There are, however, two important complications. The first has to do with Korea and Japan. The Nuclear Weapons State Law says that North Korea will not use nuclear weapons against a non-nuclear weapons state, “unless they join a hostile nuclear weapons state in its invasion of the DPRK.” At least as stated, this is pretty conservative; the North Koreans would consider use against South Korea and Japan only in the case of outright invasion. But this formulation is clearly designed to limit the options of both the US and the South: a US attack could—at least in theory—trigger a nuclear response against the South, but simultaneously even conventional moves by the South undertaken with US support could face nuclear retaliation.

The second complication is the one that is worrying, and why instability has increased even if the mutual deterrent is basically stable. Following the 4th nuclear test in 2016, the National Defense Commission issued a very complicated statement on March 7 in response to joint exercises taking place at the time. It suggested that while North Korea would only use nuclear weapons if under threat, it may feel compelled to do so pre-emptively. The statement notes that since the exercises were “regarded as the most undisguised nuclear war drills aimed to infringe upon the sovereignty of the DPRK, its military counteraction will be more preemptive and offensive nuclear strike [sic] to cope with them.” Later in the statement, the NDC noted that “if the enemies dare kick off even the slightest military action while vociferating about ‘beheading operation’ aimed to remove the supreme headquarters of the DPRK and ‘bring down its social system,’ its army and people will not miss the opportunity but realize the greatest desire of the Korean nation through a sacred war of justice for reunification.” The statement goes on to suggest that the retaliatory actions vis-à-vis the South would be conventional, but that nuclear weapons could be used against US bases in the Asia-Pacific and the homeland.

Which brings us to the current conjuncture. First, let’s dispense with the Guam nonsense (as Bob Carlin already has at 38North). The regime did not say it was going to attack Guam. Rather, the Strategic Force outlined a plan—expanding on it in a second statement—that it could fire some rockets in that direction if Kim Jong Un ordered it. Well, it could probably do a lot of other things too. But the operative condition is that Kim Jong Un decides that it is necessary and he didn’t. Moreover, a reading of the first Strategic Force statement clarifies that the reason for even considering such a strike in the first place is because Guam is the main base from which strategic bombers might strike North Korea (in their language, “the outpost and beachhead for invading the DPRK”). Even if they did launch such a test, it sounds like a deterrent signal to me: “any sign you are coming, and we can respond.”
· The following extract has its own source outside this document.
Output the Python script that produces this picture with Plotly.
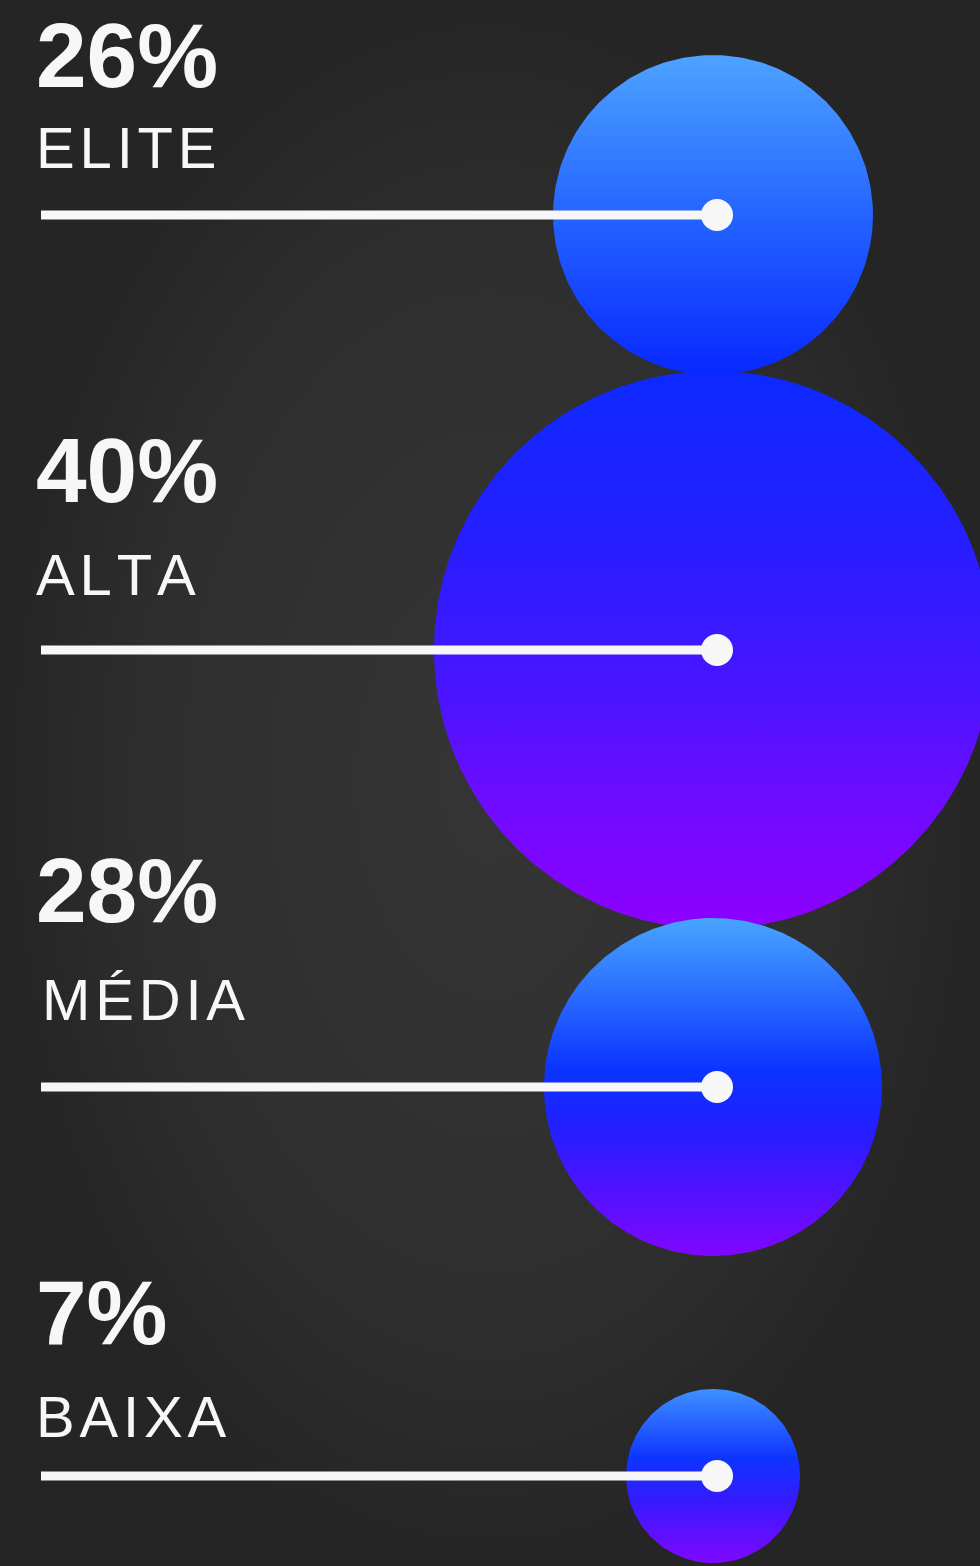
import numpy as np
import plotly.graph_objects as go

# ---- data ----
categories = ["ELITE", "ALTA", "MÉDIA", "BAIXA"]
values = [26, 40, 28, 7]

# ---- layout / style constants (pixels) ----
W, H = 980, 1566
row_y = [215, 650, 1087, 1476]          # vertical centre of each row (line + bubble)
bubble_cx = 713
bubble_radius_px = [160, 279, 169, 87]  # as drawn in the original design
line_x0, dot_x = 41, 717
pct_y = [55, 470, 890, 1312]            # cap-centre of the percentage text
lab_y = [147, 574, 999, 1416]           # cap-centre of the category text
lab_x = [36, 36, 42, 36]

bubble_scales = [
    [[0, "rgb(78,163,255)"], [0.5, "rgb(36,100,255)"], [1, "rgb(8,40,255)"]],
    [[0, "rgb(12,42,255)"], [0.3, "rgb(38,30,255)"], [0.55, "rgb(70,22,255)"],
     [0.8, "rgb(115,10,255)"], [1, "rgb(142,0,255)"]],
    [[0, "rgb(72,165,255)"], [0.45, "rgb(10,52,255)"], [0.62, "rgb(35,30,255)"],
     [1, "rgb(128,6,255)"]],
    [[0, "rgb(62,145,255)"], [0.4, "rgb(14,52,255)"], [0.65, "rgb(55,25,255)"],
     [1, "rgb(128,8,255)"]],
]

TEXT = "#f7f7f7"
HAIR = "\u200a"

fig = go.Figure()

# background vignette
fig.add_trace(go.Scatter(
    x=[0, W, W, 0, 0], y=[0, 0, H, H, 0], mode="lines", fill="toself",
    line=dict(width=0), hoverinfo="skip", showlegend=False,
    fillgradient=dict(type="radial",
                      colorscale=[[0, "#353535"], [0.7, "#2e2e2e"], [1, "#252525"]]),
))

theta = np.linspace(0, 2 * np.pi, 361)
for i, cat in enumerate(categories):
    r = bubble_radius_px[i]
    cy = row_y[i]
    fig.add_trace(go.Scatter(
        x=bubble_cx + r * np.cos(theta), y=cy + r * np.sin(theta),
        mode="lines", fill="toself", line=dict(width=0),
        hoverinfo="skip", showlegend=False,
        fillgradient=dict(type="vertical", colorscale=bubble_scales[i],
                          start=cy - r, stop=cy + r),
    ))

for i, cat in enumerate(categories):
    fig.add_trace(go.Scatter(
        x=[line_x0, dot_x], y=[row_y[i], row_y[i]], mode="lines",
        line=dict(color=TEXT, width=9), hoverinfo="skip", showlegend=False))
    fig.add_trace(go.Scatter(
        x=[dot_x], y=[row_y[i]], mode="markers",
        marker=dict(color=TEXT, size=32, line=dict(width=0)),
        hoverinfo="skip", showlegend=False))

annotations = []
for i, cat in enumerate(categories):
    annotations.append(dict(
        x=36, y=pct_y[i], xref="x", yref="y", xanchor="left", yanchor="middle",
        text=f"{values[i]}%", showarrow=False, borderpad=0, borderwidth=0,
        font=dict(family="Liberation Sans, Arial, sans-serif", size=91,
                  color=TEXT, weight="bold")))
    annotations.append(dict(
        x=lab_x[i], y=lab_y[i], xref="x", yref="y", xanchor="left", yanchor="middle",
        text=HAIR.join(cat), showarrow=False, borderpad=0, borderwidth=0,
        font=dict(family="Liberation Sans, Arial, sans-serif", size=58, color=TEXT)))

fig.update_layout(
    width=W, height=H, margin=dict(l=0, r=0, t=0, b=0),
    paper_bgcolor="#252525", plot_bgcolor="#252525",
    xaxis=dict(range=[0, W], visible=False, fixedrange=True),
    yaxis=dict(range=[H, 0], visible=False, fixedrange=True),
    annotations=annotations, showlegend=False, hovermode=False,
)

fig.write_html("out.html", config={"displayModeBar": False},
               post_script="document.body.style.margin='0';")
The KPA statement is perhaps the most interesting to read, because it outlines all of the military signaling that the US has been doing—at least from the North Korean perspective—and outlines quite clearly the conditions under which the North would feel compelled to pre-empt. These are listed very clearly, and include if they see signs of: a “beheading” operation (listed first, of course; that is the leadership); “preventive war” (see McMaster); a “pre-emptive” attack; or “secret operations” designed to destabilize the regime. And even in these cases, the language does not state that nuclear weapons would be used in all of these eventualities. For example, parse the following, on the measures that the North would take if its nuclear and missile forces were targeted:

“The Korean-style earlier preemptive attack will burn up all the objects in the areas under the control of the first and third field armies of the puppet forces including Seoul the moment the U.S. reckless attempt at preemptive attack is spotted, and will lead to the all-out attack for neutralizing the launch bases of the U.S. imperialist aggression forces in the Pacific operational theatre together with the simultaneous strike at the depth of the whole of the southern half.”

This sounds like a standard second-strike option to me, despite the language on pre-emption. 
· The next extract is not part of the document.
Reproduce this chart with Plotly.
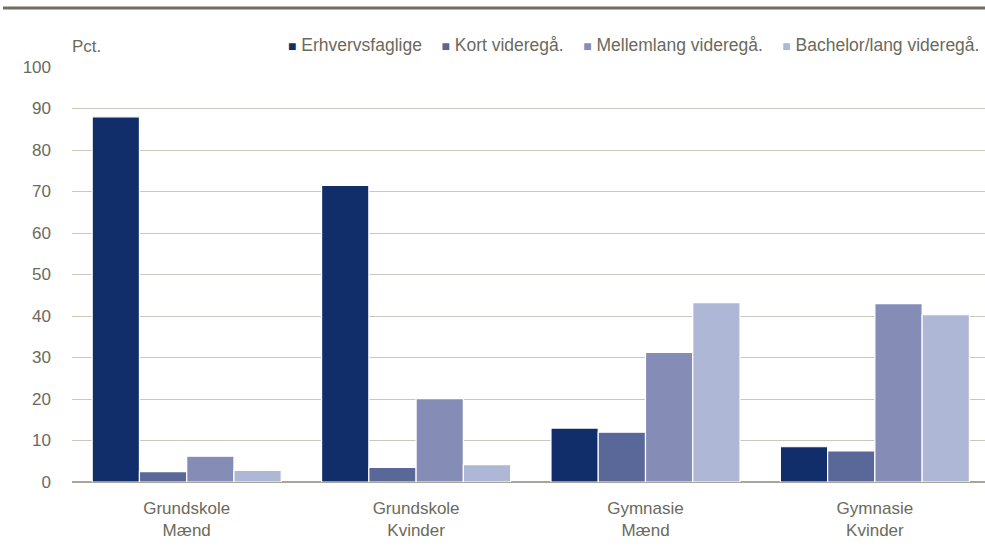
import plotly.graph_objects as go

categories = ["Grundskole<br>Mænd", "Grundskole<br>Kvinder", "Gymnasie<br>Mænd", "Gymnasie<br>Kvinder"]
series_names = ["Erhvervsfaglige", "Kort videregå.", "Mellemlang videregå.", "Bachelor/lang videregå."]
erhvervsfaglige = [88.0, 71.5, 13.0, 8.5]
kort = [2.5, 3.5, 12.0, 7.5]
mellemlang = [6.2, 20.1, 31.2, 43.0]
bachelor = [2.8, 4.2, 43.2, 40.3]
colors = ["#112d6a", "#596799", "#858db7", "#aeb8d6"]
y_ticks = [0, 10, 20, 30, 40, 50, 60, 70, 80, 90, 100]

FONT = "Liberation Sans, Arial, sans-serif"
TXT = "#6b6a5c"
FS = 17

fig = go.Figure()
for name, vals, col in zip(series_names, [erhvervsfaglige, kort, mellemlang, bachelor], colors):
    fig.add_trace(go.Bar(x=categories, y=vals, name=name,
                         marker=dict(color=col, line=dict(color="white", width=1.2))))

# custom compact legend (real text) built from the series names and colours
legend_parts = []
for name, col in zip(series_names, colors):
    legend_parts.append(f"<span style='color:{col};font-size:14px'>■</span>&nbsp;{name}")
legend_text = "&nbsp;&nbsp;&nbsp;&nbsp;".join(legend_parts)

PLOT_H = 415
fig.update_layout(
    width=985, height=547,
    margin=dict(l=72, r=0, t=67, b=65),
    paper_bgcolor="white", plot_bgcolor="white",
    barmode="group", bargap=0.176, bargroupgap=0,
    font=dict(family=FONT, size=FS, color=TXT),
    showlegend=False,
    xaxis=dict(range=[-0.5, 3.48], showgrid=False, ticks="", ticklabelstandoff=14,
               tickfont=dict(family=FONT, size=FS, color=TXT), showline=False),
    yaxis=dict(range=[0, 100], tickvals=y_ticks, showgrid=True, gridcolor="#c8c8bc", gridwidth=1,
               zeroline=True, zerolinecolor="#a5a59a", zerolinewidth=1.5, ticks="", ticklabelstandoff=20,
               tickfont=dict(family=FONT, size=FS, color=TXT), showline=False),
    shapes=[dict(type="line", xref="paper", yref="paper", x0=-69 / 913, x1=1,
                 y0=(482 - 8) / PLOT_H, y1=(482 - 8) / PLOT_H,
                 line=dict(color="#6f6e60", width=3))],
    annotations=[
        dict(text="Pct.", xref="paper", yref="paper", x=-2 / 913, y=(482 - 46) / PLOT_H,
             xanchor="left", yanchor="middle", showarrow=False,
             font=dict(family=FONT, size=FS, color=TXT)),
        dict(text=legend_text, xref="paper", yref="paper", x=(981 - 72) / 913, y=(482 - 45) / PLOT_H,
             xanchor="right", yanchor="middle", showarrow=False,
             font=dict(family=FONT, size=17.5, color=TXT)),
    ],
)

fig.write_html("out.html", config={"displayModeBar": False},
               post_script="document.body.style.margin='0';document.body.style.overflow='hidden';")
The statement by the Panmunjom Mission of the Korean People's Army (KPA) is interesting in noting that the repositioning of US forces south of the Han has no effect on their ability to strike directly at US bases with long-range artillery (a claim that is not actually correct, although those forces would not be outside the range of short- and intermediate range missiles; note that this threat makes no mention of nuclear forces per se).

Finally, it is worth pulling back to the broader political level. The political statements from the Government and Foreign Ministry emphasize that the nuclear and missile programs are for deterrent purposes, and even quite explicitly that they are designed to deter nuclear not conventional attack (for example, “the DPRK's inter-continental ballistic rocket is an unquestionable nuclear war deterrent which is fundamentally different from the military equipment for aggressive war developed in strict confidence by the U.S. with the wild ambition to dominate the world by means of surprise attack on other nations.”) Nor is it the case that these statements permanently eschew negotiations, as the editors at 38North already explain in their careful analysis of Ri Yong Ho’s ARF speech. The recent statements analyzed here strike similar tones in at least two places, with the word “unless” once again playing a critical role (for example “as has been declared by respected Supreme Leader Comrade Kim Jong Un, the DPRK will neither put its nukes and ballistic missiles on the negotiating table in any case nor flinch even an inch from the road of bolstering its nuclear force unless the hostile policy and nuclear threat of the U.S. against the DPRK are thoroughly eradicated.”

The bottom line. North Korea’s shift toward talk of pre-emption is unsettling, full stop. But a careful reading of the statements suggests that such actions appear to stem in part from perception that the US might be considering pre-emption. Such attacks would be ordered by Kim Jong Un if and only if North Korea really thought we were coming. Which suggests one of two conclusions: that we should either tone down our own pre-emption rhetoric, or be fully committed to getting the job done and just doing it. That the first option is preferable seems self-evident to me. Let’s hope the president’s core advisors have convinced him of that fact and stay on script as well.